Wonder wheels super wheels from halfords. Can get it in a silver spray bottle or a bottle and cap that you brush on.


----------



## euge07 (Jan 15, 2011)

Yellow Dave said:


> Wonder wheels super wheels from halfords. Can get it in a silver spray bottle or a bottle and cap that you brush on.


http://www.halfords.com/motoring/ca...heels-colour-active-super-wheel-cleaner-600ml

http://www.halfords.com/motoring/car-cleaning/wheel-tyre-cleaning/wonder-wheels-500ml

which one?


----------



## rob2278 (Jul 18, 2009)

euge07 said:


> http://www.halfords.com/motoring/car-cleaning/wheel-tyre-cleaning/wonder-wheels-500ml
> 
> which one?


This one if your going the Wonder Wheels route....


----------



## euge07 (Jan 15, 2011)

rob2278 said:


> This one if your going the Wonder Wheels route....


just looking at the handiest options readily available, I wouldnt have time to wait for a delivery from England


----------



## rob2278 (Jul 18, 2009)

euge07 said:


> just looking at the handiest options readily available, I wouldnt have time to wait for a delivery from England


Oh right, wasn't aware you were overseas!!

TBH I have used the Wonder Wheel stuff in the past, granted not on heavy baked on stuff, and it did the job OK:thumb:


----------



## wish wash (Aug 25, 2011)

Meguiars wheel brighter


----------



## macca666 (Mar 30, 2010)

rob2278 said:


> This one if your going the Wonder Wheels route....


I agree with this I think it's heavily acidic however as a one off or very infrequen use I've found it to be very good.

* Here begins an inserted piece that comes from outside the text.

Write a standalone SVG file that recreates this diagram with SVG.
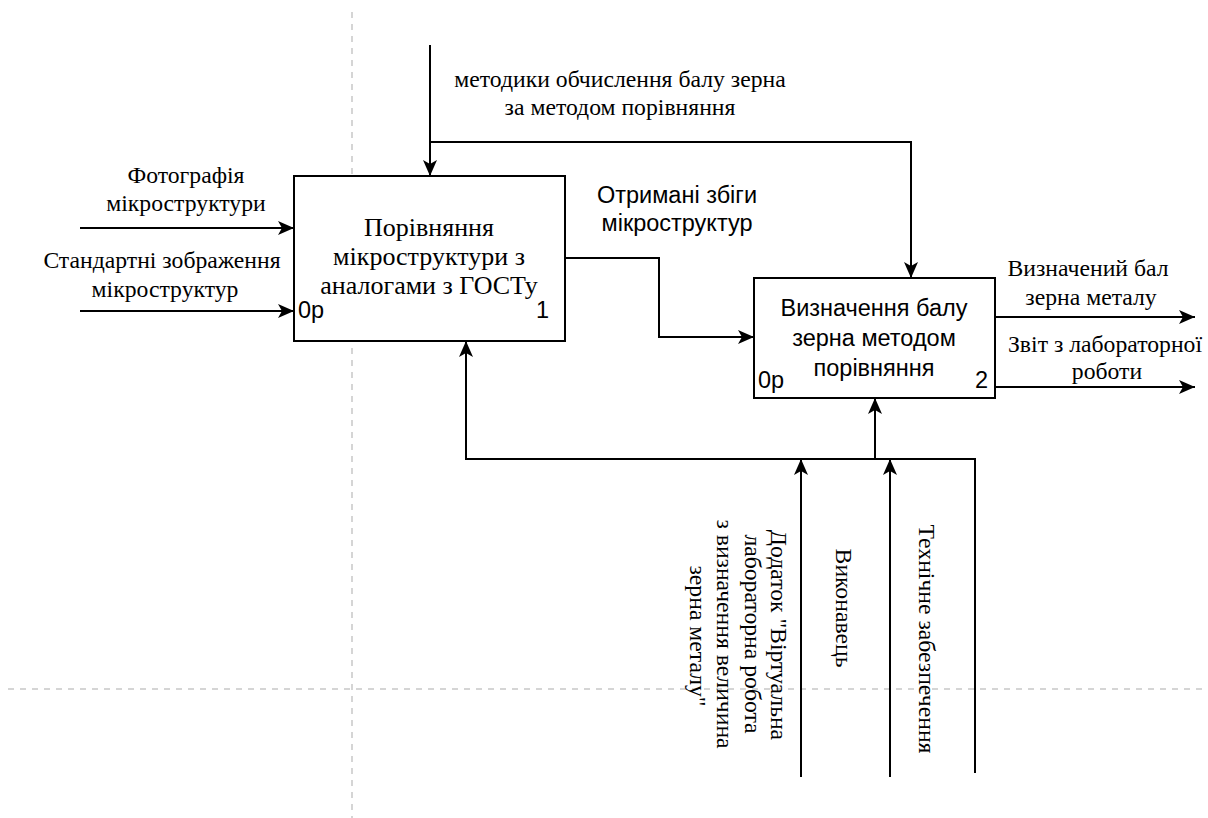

I've used it in the past and think I may actually still have some in the garage but for very bad wheels it's worth a try if you can source it where you are.


----------



## euge07 (Jan 15, 2011)

I'm only in Northern Ireland guys lol but delivery from mainland usually takes 3 days so was looking something readily available that works  thanks for the suggestions


----------



## rob2278 (Jul 18, 2009)

euge07 said:


> I'm only in Northern Ireland guys lol but delivery from mainland usually takes 3 days so was looking something readily available that works  thanks for the suggestions


This place any closer?

http://www.polishedandwaxed.co.uk/


----------



## Yellow Dave (Apr 5, 2011)

euge07 said:


> http://www.halfords.com/motoring/ca...heels-colour-active-super-wheel-cleaner-600ml
> 
> http://www.halfords.com/motoring/car-cleaning/wheel-tyre-cleaning/wonder-wheels-500ml
> 
> which one?


The colour active purple one is a generic wheel cleaner with a little fallout remover thrown in. Ok on you typically wheel but not for you.

The do a silver bottle spray bottle and the second option you linked in the cardboard box that are both acidic iirc.


----------



## Cookies (Dec 10, 2008)

Euge 

Where abouts are you bud? 

If you're anywhere near Belfast have a chat with Davy at procar, he has a great selection of products. 

There's always Halfords for the wonder wheels too. 

Cheers

Niall

Sent from my SM-G950F using Tapatalk


----------



## Harry_p (Mar 18, 2015)

Another for the original silver wonderwheels from Halfords.

its still gritty because red hot particals of brake pad and disk will have etched themselves into the upper layers of the paint. Fallout removers typically attack the corrosion around the edge of ferrous particals to loosen them from the paint. 

Because your fragments are effectively melted into the wheel your most effective means of attack will be with something strong and acidic. Even then it may take multiple hits.

While you may be able to get them cleaned up enough for now there's a chance the surface will be permenantly damaged and you may end up having to get them properly refurbishes.


----------



## macca666 (Mar 30, 2010)

euge07 said:


> I'm only in Northern Ireland guys lol but delivery from mainland usually takes 3 days so was looking something readily available that works  thanks for the suggestions


:lol::lol:

I read your post about not waiting for delivery from England and assumed you were overseas - further than NI anyways


----------